Jojo Rabbit
De Tweede Wereldoorlog gezien door de ogen van een tienjarig jongetje, met Adolf Hitler als fantasievriendje. Dat is de kern van Jojo Rabbit, een opmerkelijke film van de Nieuw-Zeelandse regisseur Waititi, die ook de rol van Hitler voor zijn rekening neemt.

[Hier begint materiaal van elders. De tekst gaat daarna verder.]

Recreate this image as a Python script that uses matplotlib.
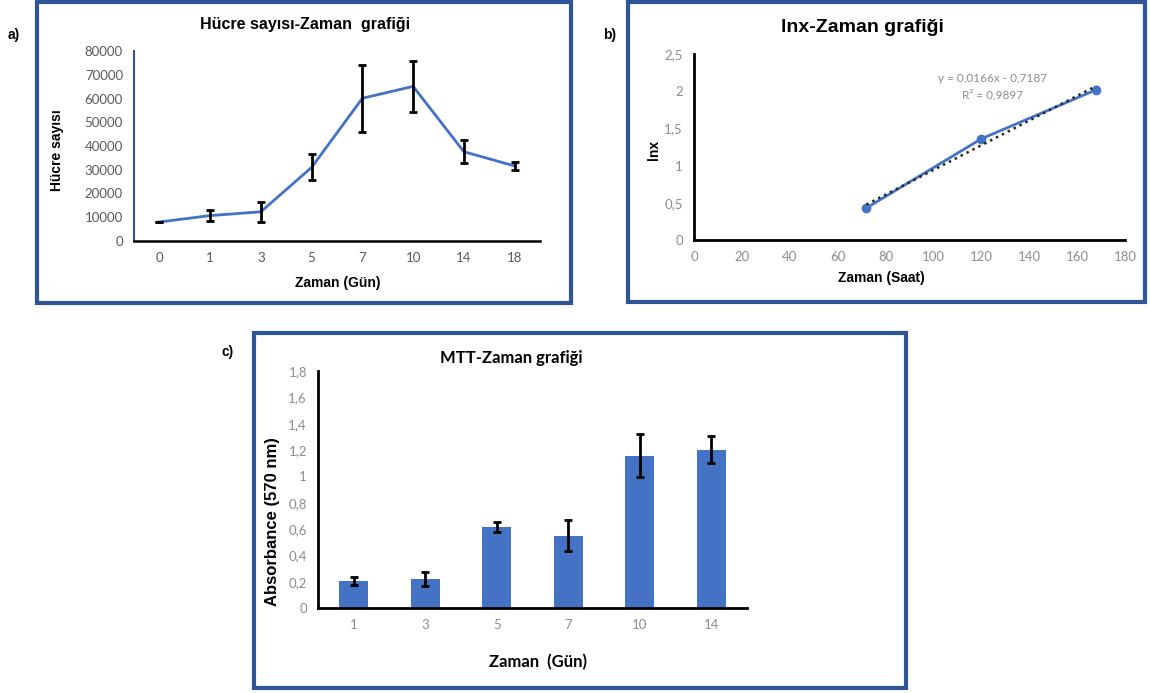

Jojo weet niet beter: hij is net als al zijn vriendjes lid van het Jungvolk, oefent op zijn ‘Sieg Heil’, loopt de hele dag in zijn uniform, rent door de bossen, verbrandt boeken en blaast zaken op. Zijn vader is in het leger maar zijn moeder is andere koek, zij heeft in hun huis een joods meisje verborgen. De Führer is de zelfverzonnen speelkameraad van het onzekere jochie en duikt steeds in zijn nabijheid op. Daarbij worden de nazi’s voortdurend op de hak genomen,
Jojo Rabbit is in de eerste plaats een komedie, maar dan wel een van de wrange soort. De film wisselt een opmerkelijke kluchtigheid af met de bloedige ernst van de oorlog, de nare werkelijkheid waar Jojo steeds meer van ontdekt. Jojo kan als kind die ernst van de oorlog niet aan. Een konijntje de nek omdraaien lukt niet, het oefenen met een handgranaat gaat ook mis en hij wordt vervolgens afgescheept met het bezorgen van de post. Zijn moeder vindt dat allemaal niet zo erg: “Tienjarigen horen geen oorlog te vieren”. Met de joodse Elsa sluit hij langzaam vriendschap: “Jij bent geen nazi, Jojo, je bent een tienjarige met een uniform aan, die ergens bij wil horen.”
Dat gaat allemaal gepaard met grappen en grollen, maar naar het einde toe wordt het Jojo steeds duidelijker waar het in die oorlog nou werkelijk om gaat. Daardoor is Jojo Rabbit weliswaar een komedie, maar wel een waarbij nooit de ernst uit het oog wordt verloren.